» **COLLECTED MATERIAL**:
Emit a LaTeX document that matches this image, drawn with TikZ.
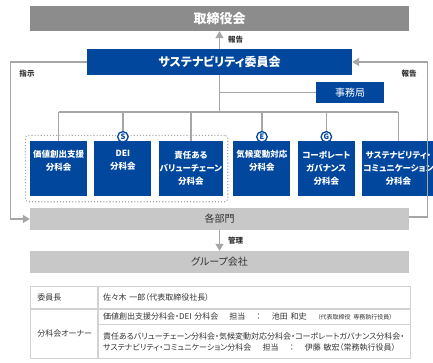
\documentclass[tikz,border=0pt]{standalone}
\usepackage{fontspec}
\setmainfont{Noto Sans CJK JP}[RawFeature=+palt]
\usetikzlibrary{arrows.meta,positioning,fit,backgrounds}
\definecolor{srBlue}{HTML}{00479D}
\definecolor{srGray}{HTML}{8C8C8C}
\definecolor{srLight}{HTML}{C8C8C8}
\definecolor{srLine}{HTML}{A6A6A6}
\definecolor{srRule}{HTML}{D2D2D2}
\definecolor{srInk}{HTML}{333333}
\newcommand{\srSmall}{\fontsize{6}{7}\selectfont}
\newcommand{\srGap}{\hspace{1.4em}}
\tikzset{
  box/.style      ={inner sep=1pt,align=center},
  board/.style    ={box,fill=srGray,text=white,minimum width=379pt,minimum height=25pt,
                    font=\fontsize{13}{15}\selectfont\bfseries},
  committee/.style={box,fill=srBlue,text=white,minimum width=265pt,minimum height=26pt,
                    font=\fontsize{12}{14}\selectfont\bfseries},
  office/.style   ={box,fill=srBlue,text=white,minimum width=68pt,minimum height=21pt,
                    font=\fontsize{10}{12}\selectfont},
  subbox/.style   ={box,fill=srBlue,text=white,minimum width=57pt,minimum height=55pt,
                    font=\fontsize{8.5}{13}\selectfont\bfseries},
  badge/.style    ={circle,draw=srBlue,fill=white,line width=1.3pt,inner sep=0pt,
                    minimum size=10.5pt,text=srBlue,font=\fontsize{7.5}{8}\selectfont\bfseries},
  frame/.style    ={draw=srLine,dotted,line width=1.1pt,rounded corners=3pt,
                    inner xsep=4.5pt,inner ysep=5.5pt},
  dept/.style     ={box,fill=srLight,text=srInk,minimum width=379pt,minimum height=22pt,
                    font=\fontsize{10}{12}\selectfont},
  link/.style     ={srLine,line width=1.3pt},
  arrow/.style    ={link,-{Triangle[length=7pt,width=8pt]}},
  lbl/.style      ={font=\fontsize{7.5}{9}\selectfont\bfseries,text=srInk,inner sep=1pt},
  %% table cells
  cell/.style     ={draw=srRule,line width=0.7pt,anchor=north west,inner ysep=1pt,
                    align=left,text=srInk,font=\fontsize{8}{11}\selectfont},
  cellhead/.style ={cell,minimum width=67pt,inner xsep=7pt,text width=53pt},
  cellbody/.style ={cell,minimum width=312pt,inner xsep=5pt,text width=302pt},
}

\begin{document}
\begin{tikzpicture}[x=1pt,y=-1pt]
\useasboundingbox (0,0) rectangle (433,362);

\node[board] (board) at (219.5,18.5) {取締役会};
\node[committee] (committee) at (219.5,62) {サステナビリティ委員会};
\node[office] (office) at (350,92.5) {事務局};

\node[subbox] (s1) at (58.5,168.5) {価値創出支援\\分科会\\\strut};
\node[subbox,right=7pt of s1] (s2) {DEI\\分科会\\\strut};
\node[subbox,right=7pt of s2] (s3) {責任ある\\バリューチェーン\\分科会};
\node[subbox,right=10pt of s3] (s4) {気候変動対応\\分科会\\\strut};
\node[subbox,right=7pt of s4] (s5) {コーポレート\\ガバナンス\\分科会};
\node[subbox,right=7pt of s5] (s6) {サステナビリティ・\\コミュニケーション\\分科会};

\node[dept] (dept) at (219.5,219) {各部門};
\node[dept] (group) at (219.5,262) {グループ会社};

%% branches from the committee
\coordinate (bus) at (219.5,112);
\draw[link] (committee.south) -- (bus);
\draw[link] (committee.south |- office.west) -- (office.west);
\draw[link] (s1.north |- bus) -- (s6.north |- bus);
\draw[link] (s1.north |- bus) -- (s1.north);
\draw[link] (s2.north |- bus) -- (s2.north);
\draw[link] (s3.north |- bus) -- (s3.north);
\draw[link] (s4.north |- bus) -- (s4.north);
\draw[link] (s5.north |- bus) -- (s5.north);
\draw[link] (s6.north |- bus) -- (s6.north);

\node[frame,fit=(s1)(s3)] (core) {};
\node[badge] (bS) at ([yshift=4pt]s2.north) {S};
\node[badge] (bE) at ([yshift=4pt]s4.north) {E};
\node[badge] (bG) at ([yshift=4pt]s5.north) {G};

\draw[arrow] (committee.north) -- node[lbl,right=7pt]{報告} (board.south);
\draw[arrow] (committee.west) -- ++(-76,0) |- (dept.west);
\draw[arrow] ([yshift=2pt]dept.east) -- ++(18,0) |- (committee.east);
\node[lbl] (order) at (27,74) {指示};
\node[lbl] (report) at (409,74) {報告};
\draw[arrow] (dept.south) -- node[lbl,right=7pt]{管理} (group.north);

%% members table
\node[cellhead,minimum height=22pt] (hChair) at (30,286) {委員長};
\node[cellbody,minimum height=22pt] (bChair) at (hChair.north east) {佐々木 一郎（代表取締役社長）};
\node[cellhead,minimum height=49pt] (hOwner) at (hChair.south west) {分科会オーナー};
\node[cellbody,minimum height=15pt] (bOwnerA) at (hOwner.north east)
  {価値創出支援分科会・DEI 分科会\srGap 担当\srGap ：\srGap 池田 和史\srGap {\srSmall（代表取締役 専務執行役員）}};
\node[cellbody,minimum height=34pt] (bOwnerB) at (bOwnerA.south west)
  {責任あるバリューチェーン分科会・気候変動対応分科会・コーポレートガバナンス分科会・\\
   サステナビリティ・コミュニケーション分科会\srGap 担当\srGap ：\srGap 伊藤 敏宏（常務執行役員）};
\end{tikzpicture}
\end{document}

» **EXERCISE BRIEF**: Retype the listing exactly. Pictures do not belong in the copy.

» **ANSWER TO THE EXERCISE**:
Emit a LaTeX document that matches this image, drawn with TikZ.
\documentclass[tikz,border=0pt]{standalone}
\usepackage{fontspec}
\setmainfont{Noto Sans CJK JP}[RawFeature=+palt]
\usetikzlibrary{arrows.meta,positioning,fit,backgrounds}
\definecolor{srBlue}{HTML}{00479D}
\definecolor{srGray}{HTML}{8C8C8C}
\definecolor{srLight}{HTML}{C8C8C8}
\definecolor{srLine}{HTML}{A6A6A6}
\definecolor{srRule}{HTML}{D2D2D2}
\definecolor{srInk}{HTML}{333333}
\newcommand{\srSmall}{\fontsize{6}{7}\selectfont}
\newcommand{\srGap}{\hspace{1.4em}}
\tikzset{
  box/.style      ={inner sep=1pt,align=center},
  board/.style    ={box,fill=srGray,text=white,minimum width=379pt,minimum height=25pt,
                    font=\fontsize{13}{15}\selectfont\bfseries},
  committee/.style={box,fill=srBlue,text=white,minimum width=265pt,minimum height=26pt,
                    font=\fontsize{12}{14}\selectfont\bfseries},
  office/.style   ={box,fill=srBlue,text=white,minimum width=68pt,minimum height=21pt,
                    font=\fontsize{10}{12}\selectfont},
  subbox/.style   ={box,fill=srBlue,text=white,minimum width=57pt,minimum height=55pt,
                    font=\fontsize{8.5}{13}\selectfont\bfseries},
  badge/.style    ={circle,draw=srBlue,fill=white,line width=1.3pt,inner sep=0pt,
                    minimum size=10.5pt,text=srBlue,font=\fontsize{7.5}{8}\selectfont\bfseries},
  frame/.style    ={draw=srLine,dotted,line width=1.1pt,rounded corners=3pt,
                    inner xsep=4.5pt,inner ysep=5.5pt},
  dept/.style     ={box,fill=srLight,text=srInk,minimum width=379pt,minimum height=22pt,
                    font=\fontsize{10}{12}\selectfont},
  link/.style     ={srLine,line width=1.3pt},
  arrow/.style    ={link,-{Triangle[length=7pt,width=8pt]}},
  lbl/.style      ={font=\fontsize{7.5}{9}\selectfont\bfseries,text=srInk,inner sep=1pt},
  %% table cells
  cell/.style     ={draw=srRule,line width=0.7pt,anchor=north west,inner ysep=1pt,
                    align=left,text=srInk,font=\fontsize{8}{11}\selectfont},
  cellhead/.style ={cell,minimum width=67pt,inner xsep=7pt,text width=53pt},
  cellbody/.style ={cell,minimum width=312pt,inner xsep=5pt,text width=302pt},
}

\begin{document}
\begin{tikzpicture}[x=1pt,y=-1pt]
\useasboundingbox (0,0) rectangle (433,362);

\node[board] (board) at (219.5,18.5) {取締役会};
\node[committee] (committee) at (219.5,62) {サステナビリティ委員会};
\node[office] (office) at (350,92.5) {事務局};

\node[subbox] (s1) at (58.5,168.5) {価値創出支援\\分科会\\\strut};
\node[subbox,right=7pt of s1] (s2) {DEI\\分科会\\\strut};
\node[subbox,right=7pt of s2] (s3) {責任ある\\バリューチェーン\\分科会};
\node[subbox,right=10pt of s3] (s4) {気候変動対応\\分科会\\\strut};
\node[subbox,right=7pt of s4] (s5) {コーポレート\\ガバナンス\\分科会};
\node[subbox,right=7pt of s5] (s6) {サステナビリティ・\\コミュニケーション\\分科会};

\node[dept] (dept) at (219.5,219) {各部門};
\node[dept] (group) at (219.5,262) {グループ会社};

%% branches from the committee
\coordinate (bus) at (219.5,112);
\draw[link] (committee.south) -- (bus);
\draw[link] (committee.south |- office.west) -- (office.west);
\draw[link] (s1.north |- bus) -- (s6.north |- bus);
\draw[link] (s1.north |- bus) -- (s1.north);
\draw[link] (s2.north |- bus) -- (s2.north);
\draw[link] (s3.north |- bus) -- (s3.north);
\draw[link] (s4.north |- bus) -- (s4.north);
\draw[link] (s5.north |- bus) -- (s5.north);
\draw[link] (s6.north |- bus) -- (s6.north);

\node[frame,fit=(s1)(s3)] (core) {};
\node[badge] (bS) at ([yshift=4pt]s2.north) {S};
\node[badge] (bE) at ([yshift=4pt]s4.north) {E};
\node[badge] (bG) at ([yshift=4pt]s5.north) {G};

\draw[arrow] (committee.north) -- node[lbl,right=7pt]{報告} (board.south);
\draw[arrow] (committee.west) -- ++(-76,0) |- (dept.west);
\draw[arrow] ([yshift=2pt]dept.east) -- ++(18,0) |- (committee.east);
\node[lbl] (order) at (27,74) {指示};
\node[lbl] (report) at (409,74) {報告};
\draw[arrow] (dept.south) -- node[lbl,right=7pt]{管理} (group.north);

%% members table
\node[cellhead,minimum height=22pt] (hChair) at (30,286) {委員長};
\node[cellbody,minimum height=22pt] (bChair) at (hChair.north east) {佐々木 一郎（代表取締役社長）};
\node[cellhead,minimum height=49pt] (hOwner) at (hChair.south west) {分科会オーナー};
\node[cellbody,minimum height=15pt] (bOwnerA) at (hOwner.north east)
  {価値創出支援分科会・DEI 分科会\srGap 担当\srGap ：\srGap 池田 和史\srGap {\srSmall（代表取締役 専務執行役員）}};
\node[cellbody,minimum height=34pt] (bOwnerB) at (bOwnerA.south west)
  {責任あるバリューチェーン分科会・気候変動対応分科会・コーポレートガバナンス分科会・\\
   サステナビリティ・コミュニケーション分科会\srGap 担当\srGap ：\srGap 伊藤 敏宏（常務執行役員）};
\end{tikzpicture}
\end{document}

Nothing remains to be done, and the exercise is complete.